The mean lifetime of spots declines with stellar age

Almost all stars in the Universe produce their own magnetic field with a process called stellar dynamo, whose basic ingredients are stellar rotation and convection. In general, magnetic fields are produced and are affected by charged particles, which is what stellar plasma is made of. In stars the magnetic field and plasma thus interact, producing a class of transient phenomena that we can observe in the Solar photosphere, chromosphere and corona, which are classified as “stellar activity“. In this class we can find phenomena such as spots, flares, and prominences.


Stellar activity is more intense in those regions of the stellar surface and atmosphere where the magnetic field intensity is larger. These transient regions are called “active regions“, and they are dominated by spots, prominences and other magnetic phenomena. In the last decades, several studies have analyzed how stellar magnetic activity varies as a function of stellar parameters, such as mass, and stellar age. These studies are of particular importance for two reasons. First, magnetic activity allows astronomers to probe the stellar internal structure and its evolution. Second, these phenomena and their energetic (UV and X-rays) radiation can strongly impact the surrounding environment and planetary systems.

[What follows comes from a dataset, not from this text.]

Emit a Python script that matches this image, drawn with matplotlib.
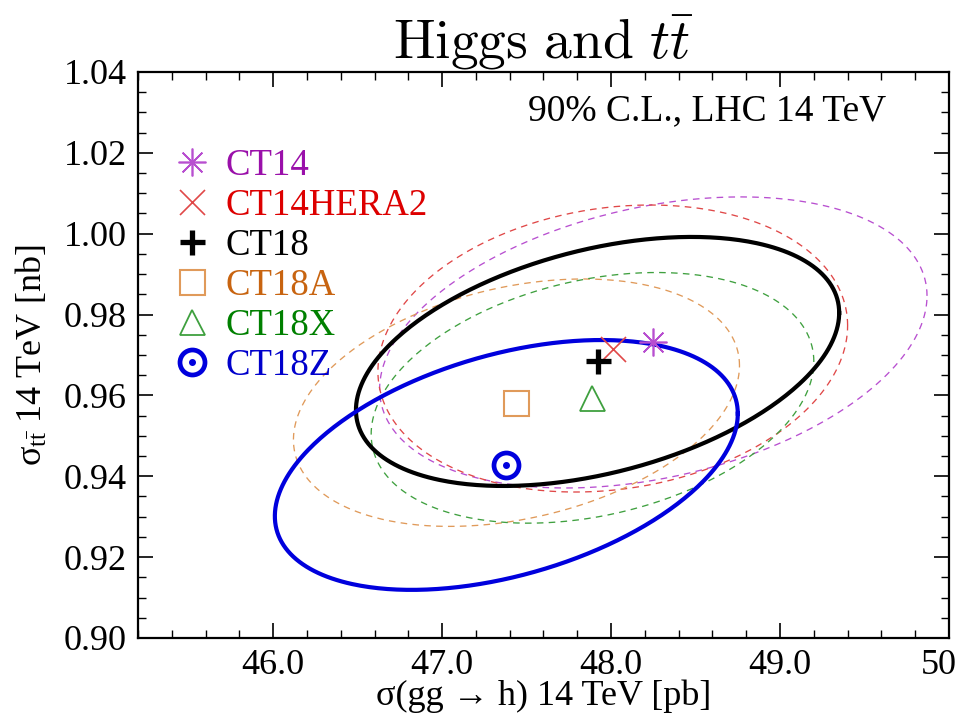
import numpy as np
import matplotlib
matplotlib.use("Agg")
import matplotlib.pyplot as plt
from matplotlib.ticker import MultipleLocator, FixedLocator, FixedFormatter
from matplotlib.legend_handler import HandlerTuple
from matplotlib.transforms import ScaledTranslation

plt.rcParams['font.family'] = ['Liberation Serif', 'DejaVu Serif']
plt.rcParams['mathtext.fontset'] = 'custom'
plt.rcParams['mathtext.rm'] = 'Liberation Serif'
plt.rcParams['mathtext.it'] = 'Liberation Serif:italic'

# ---- data ----
names = ['CT14', 'CT14HERA2', 'CT18', 'CT18A', 'CT18X', 'CT18Z']
sigma_h = [48.25, 48.01, 47.92, 47.44, 47.89, 47.38]        # pb
sigma_tt = [0.9731, 0.9716, 0.9684, 0.9582, 0.9594, 0.9428]  # nb
err_h = [1.62, 1.39, 1.43, 1.32, 1.31, 1.37]
err_tt = [0.0360, 0.0355, 0.0308, 0.0306, 0.0310, 0.0309]
rho = [0.32, 0.16, 0.39, 0.30, 0.29, 0.41]

x_ticks = [46.0, 47.0, 48.0, 49.0, 50.0]
x_ticklabels = ['46.0', '47.0', '48.0', '49.0', '50']
y_ticks = [0.90, 0.92, 0.94, 0.96, 0.98, 1.00, 1.02, 1.04]

# ---- styles ----
line_colors = ['#b84fd0', '#e04848', 'black', '#e09a5a', '#3fa03f', '#0000dd']
text_colors = ['#9a10aa', '#dd0000', 'black', '#c86410', '#008000', '#0000cc']
line_styles = ['--', '--', '-', '--', '--', '-']
line_widths = [0.95, 0.95, 3.0, 0.95, 0.95, 3.0]

fig = plt.figure(figsize=(9.61, 7.17), dpi=100)
ax = fig.add_axes([0.1436, 0.1102, 0.8439, 0.7894])

t = np.linspace(0, 2 * np.pi, 400)
order = [0, 1, 3, 4, 2, 5]
for i in order:
    phi = np.arccos(rho[i])
    ex = sigma_h[i] + err_h[i] * np.cos(t)
    ey = sigma_tt[i] + err_tt[i] * np.cos(t - phi)
    ls = line_styles[i]
    kw = dict(color=line_colors[i], lw=line_widths[i], zorder=2 if ls == '--' else 3)
    if ls == '--':
        kw['dashes'] = (5, 4)
    ax.plot(ex, ey, **kw)

h0, = ax.plot(sigma_h[0], sigma_tt[0], ls='none', marker=(8, 2, 0), ms=20,
              mec=line_colors[0], mew=1.2, zorder=5)
h1, = ax.plot(sigma_h[1], sigma_tt[1], ls='none', marker='x', ms=18,
              mec=line_colors[1], mew=1.2, zorder=5)
h2, = ax.plot(sigma_h[2], sigma_tt[2], ls='none', marker='+', ms=18,
              mec='black', mew=3.8, zorder=6)
h3, = ax.plot(sigma_h[3], sigma_tt[3], ls='none', marker='s', ms=18,
              mfc='none', mec=line_colors[3], mew=1.5, zorder=5)
h4, = ax.plot(sigma_h[4], sigma_tt[4], ls='none', marker='^', ms=18,
              mfc='none', mec=line_colors[4], mew=1.3, zorder=5)
h5a, = ax.plot(sigma_h[5], sigma_tt[5], ls='none', marker='o', ms=18,
               mfc='none', mec=line_colors[5], mew=3.4, zorder=5)
h5b, = ax.plot(sigma_h[5], sigma_tt[5], ls='none', marker='o', ms=4,
               mfc=line_colors[5], mec=line_colors[5], zorder=5)
handles = [h0, h1, h2, h3, h4, (h5a, h5b)]

leg = ax.legend(handles, names, loc='upper left', bbox_to_anchor=(0.0, 0.925),
                frameon=False, fontsize=26.5, labelcolor=text_colors,
                handlelength=1.1, handletextpad=0.36, labelspacing=0.15,
                borderaxespad=0.62, borderpad=0.3,
                handler_map={tuple: HandlerTuple(ndivide=1)})

ax.text(0.923, 0.932, '90% C.L., LHC 14 TeV', transform=ax.transAxes,
        ha='right', va='center', fontsize=27)

ax.set_xlim(45.2, 50.0)
ax.set_ylim(0.90, 1.04)
ax.xaxis.set_major_locator(FixedLocator(x_ticks))
ax.xaxis.set_major_formatter(FixedFormatter(x_ticklabels))
ax.xaxis.set_minor_locator(MultipleLocator(0.2))
ax.yaxis.set_major_locator(FixedLocator(y_ticks))
ax.yaxis.set_major_formatter(plt.FuncFormatter(lambda v, p: f'{v:.2f}'))
ax.yaxis.set_minor_locator(MultipleLocator(0.005))
ax.tick_params(which='both', direction='in', top=True, right=True, labelsize=26)
ax.tick_params(which='major', length=11, width=1.2, pad=8)
ax.tick_params(which='minor', length=6, width=1.0)
for s in ax.spines.values():
    s.set_linewidth(1.6)

# keep the last x tick label ("50") inside the canvas, as in the reference
fig.canvas.draw()
lab = ax.get_xticklabels()[-1]
lab.set_transform(lab.get_transform() + ScaledTranslation(-7 / 72, 0, fig.dpi_scale_trans))

ax.set_xlabel('σ(gg → h) 14 TeV [pb]', fontsize=26, labelpad=-2)
ax.set_ylabel(r'$\mathrm{σ}_{\mathrm{t\bar{t}}}$ 14 TeV [nb]', fontsize=26, labelpad=10)
ax.set_title(r'$\mathrm{Higgs\ and\ }t\bar{t}$', fontsize=40, pad=9,
             math_fontfamily='cm')

fig.savefig('out.png', dpi=100)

All these studies conclude that all the diagnostics probing stellar magnetic activity decline with age. In general, this is a consequence of the evolution of the stellar magnetic field, which results from the evolution of stellar dynamo mainly due to stellar spin-down and changes in their internal structure. Does this decline occur also for the mean lifetime of active regions? To answer this question, the team of researchers led by the astronomer J. Maldonado (INAF – Astronomical Observatory of Palermo) have studied a sample of 130 stars in star clusters or associations, which allow astronomers to constrain with precision their ages. The age of these stars ranges from a few very young stars associated with the Taurus Association (1-2 million of years old) to a dozen of stars in the cluster NGC 752 (more than 1 billion years old). All these stars were observed with the spectrograph HARPS-N mounted at the Telescopio Nazionale Galileo, in the framework of the GAPS (Global Architecture of Planetary Systems) program. From these observations, it is possible to measure a few indices of stellar activity, which allowed the team to confirm the decline with age of stellar activity, and to verify that such a decline is slower for low-mass stars. For a subsample of stars, the researchers could also measure the mean lifetime of active regions from the light curves (e.g.: measurements of stellar luminosity as a function of time) obtained with the NASA satellite TESS (Transiting Exoplanet Survey Satellite). Despite the small number of stars, from this analysis it is evident the decline with stellar age of the mean lifetime of active regions, which goes from a few hundreds days in the youngest stars in the sample (1-2 million of years) to a few days in the oldest ones (about 1 billion of years old). The study is described in the paper:”The GAPS programme at TNG. XXXIV. Activity-rotation, flux-flux relationships, and active-region evolution through stellar age“, recently appeared on the journal Astronomy & Astrophysics. The team counts 21 astronomers of several institutions, among whom S. Colombo, A. Petralia, S. Benatti, G. Micela, A. Maggio and L. Affer of INAF – Astronomical Observatory of Palermo.


The figure (click here to visualize the entire image) shows how the mean lifetime of active regions varies as a function of: stellar age (upper left panel), temperature (upper right panel), one of the most widely used indices of chromospheric activity, the RHK index (bottom left panel), and the Rossby number, which is a quantity which depends on star rotation period and convection (bottom right panel).